Your answer should be a single number: the count of lines that include "this".

PROVIDED RECORDS:
START

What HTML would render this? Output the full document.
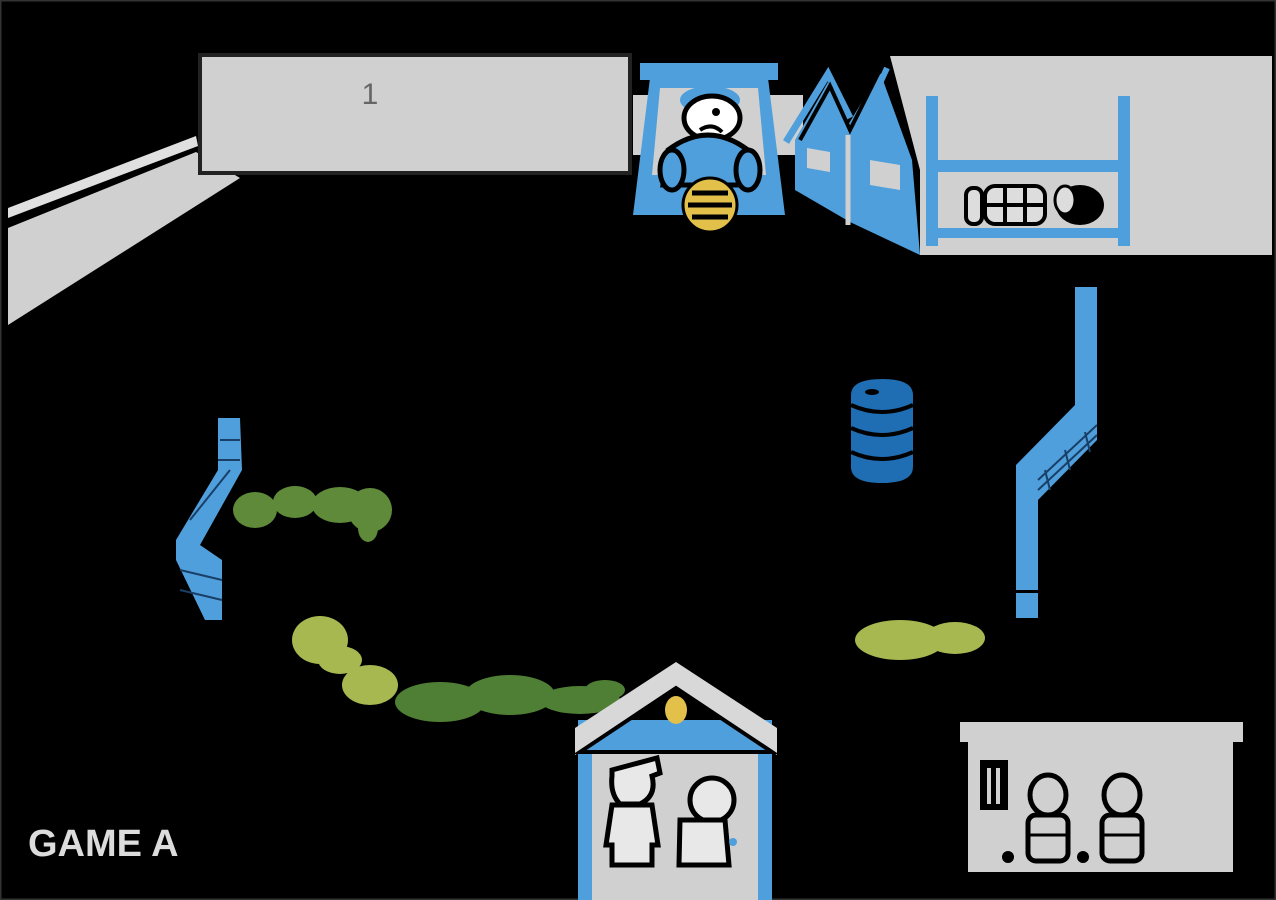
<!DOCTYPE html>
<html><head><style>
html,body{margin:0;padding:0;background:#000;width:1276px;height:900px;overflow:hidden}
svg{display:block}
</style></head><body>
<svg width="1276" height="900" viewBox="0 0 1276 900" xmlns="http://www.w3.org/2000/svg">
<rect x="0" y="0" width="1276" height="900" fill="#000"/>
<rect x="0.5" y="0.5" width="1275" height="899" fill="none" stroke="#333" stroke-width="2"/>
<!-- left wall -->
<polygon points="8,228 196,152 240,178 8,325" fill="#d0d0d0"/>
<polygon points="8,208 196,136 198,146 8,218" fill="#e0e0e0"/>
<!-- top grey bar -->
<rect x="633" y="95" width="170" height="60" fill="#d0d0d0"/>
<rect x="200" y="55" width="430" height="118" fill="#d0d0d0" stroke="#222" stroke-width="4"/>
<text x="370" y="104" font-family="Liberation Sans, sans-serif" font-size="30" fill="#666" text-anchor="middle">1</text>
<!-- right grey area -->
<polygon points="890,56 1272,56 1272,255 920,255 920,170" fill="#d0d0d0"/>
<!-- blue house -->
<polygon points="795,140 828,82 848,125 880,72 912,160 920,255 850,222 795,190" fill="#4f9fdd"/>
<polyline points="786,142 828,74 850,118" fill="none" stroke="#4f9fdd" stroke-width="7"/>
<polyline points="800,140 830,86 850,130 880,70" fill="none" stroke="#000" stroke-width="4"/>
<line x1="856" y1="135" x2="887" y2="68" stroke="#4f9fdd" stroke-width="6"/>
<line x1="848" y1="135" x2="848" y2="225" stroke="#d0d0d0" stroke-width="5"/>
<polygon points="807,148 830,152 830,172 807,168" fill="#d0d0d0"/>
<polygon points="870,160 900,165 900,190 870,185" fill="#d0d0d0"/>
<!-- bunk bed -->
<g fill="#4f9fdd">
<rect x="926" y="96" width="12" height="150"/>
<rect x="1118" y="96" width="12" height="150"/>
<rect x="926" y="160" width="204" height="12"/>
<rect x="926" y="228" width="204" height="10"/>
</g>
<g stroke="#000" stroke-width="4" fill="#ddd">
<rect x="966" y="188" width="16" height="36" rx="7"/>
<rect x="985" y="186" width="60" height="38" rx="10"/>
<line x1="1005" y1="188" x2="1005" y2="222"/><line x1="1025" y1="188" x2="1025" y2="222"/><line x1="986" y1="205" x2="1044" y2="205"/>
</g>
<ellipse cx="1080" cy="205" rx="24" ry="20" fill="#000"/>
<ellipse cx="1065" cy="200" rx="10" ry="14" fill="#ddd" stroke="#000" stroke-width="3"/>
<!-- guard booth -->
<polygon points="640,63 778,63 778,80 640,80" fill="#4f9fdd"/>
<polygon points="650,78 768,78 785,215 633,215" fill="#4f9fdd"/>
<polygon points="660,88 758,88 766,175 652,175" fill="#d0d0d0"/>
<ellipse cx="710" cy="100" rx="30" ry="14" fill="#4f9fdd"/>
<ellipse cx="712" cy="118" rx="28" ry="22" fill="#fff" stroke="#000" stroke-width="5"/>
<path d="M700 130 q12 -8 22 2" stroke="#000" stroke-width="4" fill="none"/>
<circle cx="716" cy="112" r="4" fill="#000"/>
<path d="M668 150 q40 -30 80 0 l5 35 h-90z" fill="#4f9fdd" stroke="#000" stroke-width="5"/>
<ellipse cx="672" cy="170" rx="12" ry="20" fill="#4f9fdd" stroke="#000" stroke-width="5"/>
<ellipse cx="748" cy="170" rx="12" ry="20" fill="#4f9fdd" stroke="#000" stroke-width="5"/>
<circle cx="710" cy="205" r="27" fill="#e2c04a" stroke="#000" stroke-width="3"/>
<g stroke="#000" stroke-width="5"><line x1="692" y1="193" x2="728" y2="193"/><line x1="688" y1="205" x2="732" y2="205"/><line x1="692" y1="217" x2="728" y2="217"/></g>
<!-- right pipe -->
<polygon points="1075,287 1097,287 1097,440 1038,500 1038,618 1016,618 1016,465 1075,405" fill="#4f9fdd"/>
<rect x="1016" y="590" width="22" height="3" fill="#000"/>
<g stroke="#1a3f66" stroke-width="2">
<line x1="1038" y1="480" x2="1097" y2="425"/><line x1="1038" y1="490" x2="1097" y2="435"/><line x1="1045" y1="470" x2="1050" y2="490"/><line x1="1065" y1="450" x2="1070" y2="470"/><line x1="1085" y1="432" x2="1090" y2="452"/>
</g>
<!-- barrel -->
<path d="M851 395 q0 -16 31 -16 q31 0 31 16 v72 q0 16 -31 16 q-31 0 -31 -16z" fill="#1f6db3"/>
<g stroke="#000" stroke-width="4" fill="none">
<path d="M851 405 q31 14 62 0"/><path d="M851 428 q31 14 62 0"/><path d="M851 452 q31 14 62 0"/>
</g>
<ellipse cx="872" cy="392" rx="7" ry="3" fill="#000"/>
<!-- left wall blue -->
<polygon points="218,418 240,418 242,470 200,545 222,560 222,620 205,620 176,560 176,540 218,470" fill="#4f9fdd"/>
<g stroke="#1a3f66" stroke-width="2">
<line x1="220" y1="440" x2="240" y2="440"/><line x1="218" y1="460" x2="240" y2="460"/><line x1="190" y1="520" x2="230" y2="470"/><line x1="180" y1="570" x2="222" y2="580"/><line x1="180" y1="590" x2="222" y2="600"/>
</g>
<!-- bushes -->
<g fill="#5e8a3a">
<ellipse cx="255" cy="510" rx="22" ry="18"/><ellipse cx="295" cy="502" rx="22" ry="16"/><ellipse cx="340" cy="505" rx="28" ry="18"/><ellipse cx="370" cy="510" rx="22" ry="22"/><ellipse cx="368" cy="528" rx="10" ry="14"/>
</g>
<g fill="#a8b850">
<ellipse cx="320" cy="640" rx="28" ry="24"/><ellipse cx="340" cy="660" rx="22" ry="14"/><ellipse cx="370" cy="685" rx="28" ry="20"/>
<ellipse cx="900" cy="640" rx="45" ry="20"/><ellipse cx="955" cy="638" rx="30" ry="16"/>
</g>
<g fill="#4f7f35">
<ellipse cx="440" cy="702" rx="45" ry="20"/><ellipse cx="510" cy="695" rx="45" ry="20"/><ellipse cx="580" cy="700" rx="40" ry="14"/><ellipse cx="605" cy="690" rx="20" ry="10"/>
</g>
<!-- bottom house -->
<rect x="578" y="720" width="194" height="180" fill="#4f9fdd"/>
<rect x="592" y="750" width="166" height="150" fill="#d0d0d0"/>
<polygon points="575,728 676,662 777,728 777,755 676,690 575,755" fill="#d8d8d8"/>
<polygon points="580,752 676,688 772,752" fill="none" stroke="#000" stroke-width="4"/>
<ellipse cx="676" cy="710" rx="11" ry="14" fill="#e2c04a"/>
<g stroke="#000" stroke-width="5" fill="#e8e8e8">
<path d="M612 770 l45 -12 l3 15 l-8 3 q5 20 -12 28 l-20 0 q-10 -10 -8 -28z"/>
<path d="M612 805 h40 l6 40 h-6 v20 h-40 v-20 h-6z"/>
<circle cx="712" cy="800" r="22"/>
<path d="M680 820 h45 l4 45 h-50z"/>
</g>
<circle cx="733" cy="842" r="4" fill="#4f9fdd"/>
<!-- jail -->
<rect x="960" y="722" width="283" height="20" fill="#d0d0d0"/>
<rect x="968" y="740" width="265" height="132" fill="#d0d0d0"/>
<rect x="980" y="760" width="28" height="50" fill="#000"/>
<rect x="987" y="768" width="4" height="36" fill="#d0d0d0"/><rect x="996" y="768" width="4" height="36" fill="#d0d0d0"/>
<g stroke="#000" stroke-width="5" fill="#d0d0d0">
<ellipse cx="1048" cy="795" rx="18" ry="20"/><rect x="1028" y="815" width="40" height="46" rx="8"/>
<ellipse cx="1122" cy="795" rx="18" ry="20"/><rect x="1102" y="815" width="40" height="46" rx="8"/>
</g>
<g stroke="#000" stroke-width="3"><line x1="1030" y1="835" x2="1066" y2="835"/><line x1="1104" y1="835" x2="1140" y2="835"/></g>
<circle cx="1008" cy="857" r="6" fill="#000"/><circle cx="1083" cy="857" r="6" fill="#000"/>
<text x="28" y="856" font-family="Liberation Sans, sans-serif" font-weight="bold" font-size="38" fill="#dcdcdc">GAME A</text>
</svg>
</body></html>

END
START

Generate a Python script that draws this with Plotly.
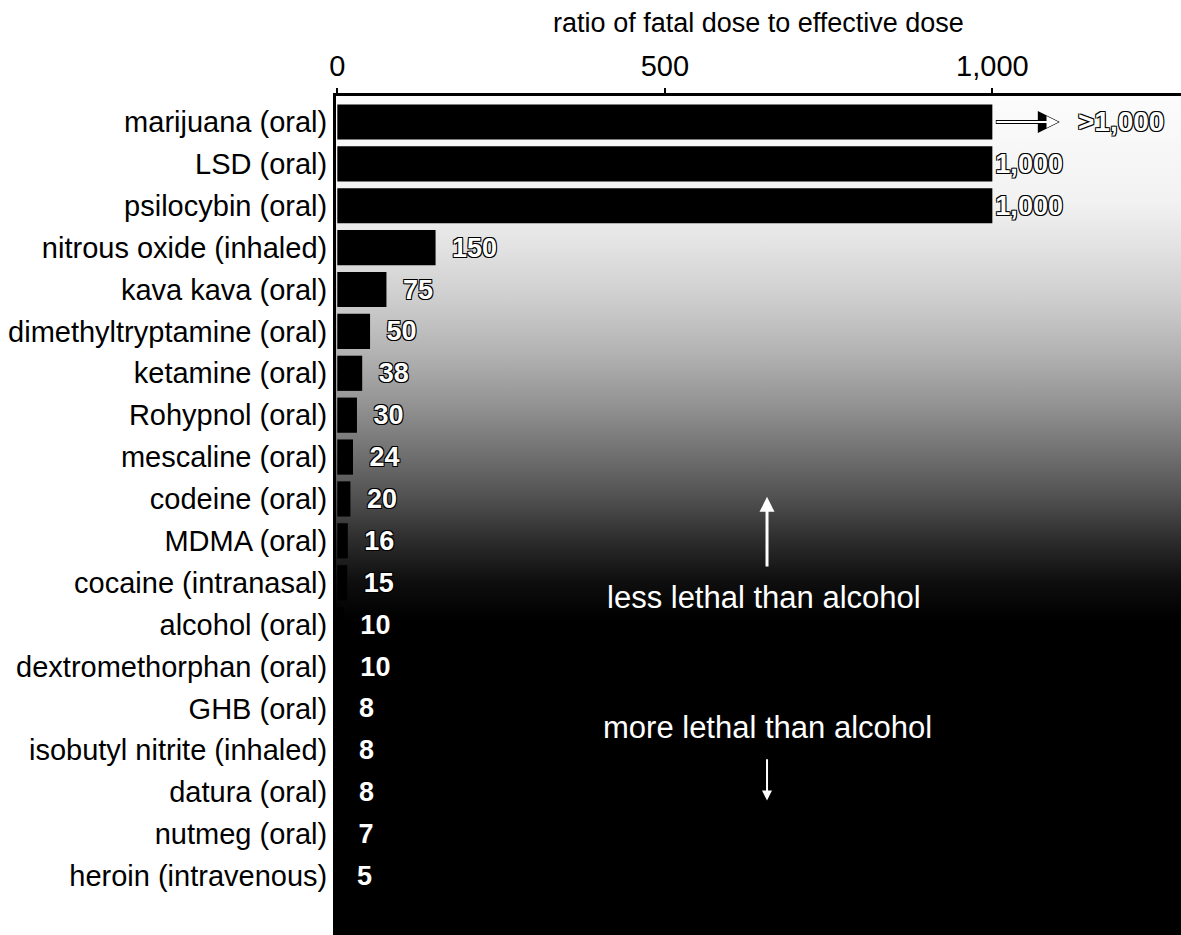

END
START

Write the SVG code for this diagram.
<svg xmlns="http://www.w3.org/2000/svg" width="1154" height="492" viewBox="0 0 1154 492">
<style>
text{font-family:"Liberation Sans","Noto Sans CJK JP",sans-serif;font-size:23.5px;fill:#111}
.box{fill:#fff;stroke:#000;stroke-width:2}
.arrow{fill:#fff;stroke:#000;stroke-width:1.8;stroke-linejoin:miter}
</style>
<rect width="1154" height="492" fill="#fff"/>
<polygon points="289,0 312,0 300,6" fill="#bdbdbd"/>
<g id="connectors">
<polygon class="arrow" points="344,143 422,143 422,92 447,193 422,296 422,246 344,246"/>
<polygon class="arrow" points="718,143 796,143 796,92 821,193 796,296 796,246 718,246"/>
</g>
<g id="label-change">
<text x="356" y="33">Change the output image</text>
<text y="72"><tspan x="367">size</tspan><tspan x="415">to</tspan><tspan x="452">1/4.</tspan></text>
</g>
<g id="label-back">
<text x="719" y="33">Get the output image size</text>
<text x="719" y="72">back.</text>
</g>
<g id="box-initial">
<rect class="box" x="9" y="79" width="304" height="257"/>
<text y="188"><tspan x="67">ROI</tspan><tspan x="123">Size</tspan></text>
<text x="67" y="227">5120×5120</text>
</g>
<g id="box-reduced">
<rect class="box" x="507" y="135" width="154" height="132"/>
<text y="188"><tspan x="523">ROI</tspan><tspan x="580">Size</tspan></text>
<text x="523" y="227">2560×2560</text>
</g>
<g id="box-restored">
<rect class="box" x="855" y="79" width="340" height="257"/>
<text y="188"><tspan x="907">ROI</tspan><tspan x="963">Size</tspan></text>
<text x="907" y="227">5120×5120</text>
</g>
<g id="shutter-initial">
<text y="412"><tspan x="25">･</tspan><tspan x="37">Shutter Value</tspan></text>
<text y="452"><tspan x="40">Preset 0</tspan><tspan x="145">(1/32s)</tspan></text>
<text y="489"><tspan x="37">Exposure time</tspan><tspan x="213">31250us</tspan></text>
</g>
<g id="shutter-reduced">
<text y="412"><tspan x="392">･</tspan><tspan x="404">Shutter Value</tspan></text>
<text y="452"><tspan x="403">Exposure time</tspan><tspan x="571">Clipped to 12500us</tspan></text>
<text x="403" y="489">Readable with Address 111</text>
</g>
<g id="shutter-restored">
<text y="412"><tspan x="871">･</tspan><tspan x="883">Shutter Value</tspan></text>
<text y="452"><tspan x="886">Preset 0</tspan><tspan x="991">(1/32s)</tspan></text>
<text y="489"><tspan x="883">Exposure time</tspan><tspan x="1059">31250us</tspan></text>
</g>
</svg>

END

WRITTEN RESPONSE:
3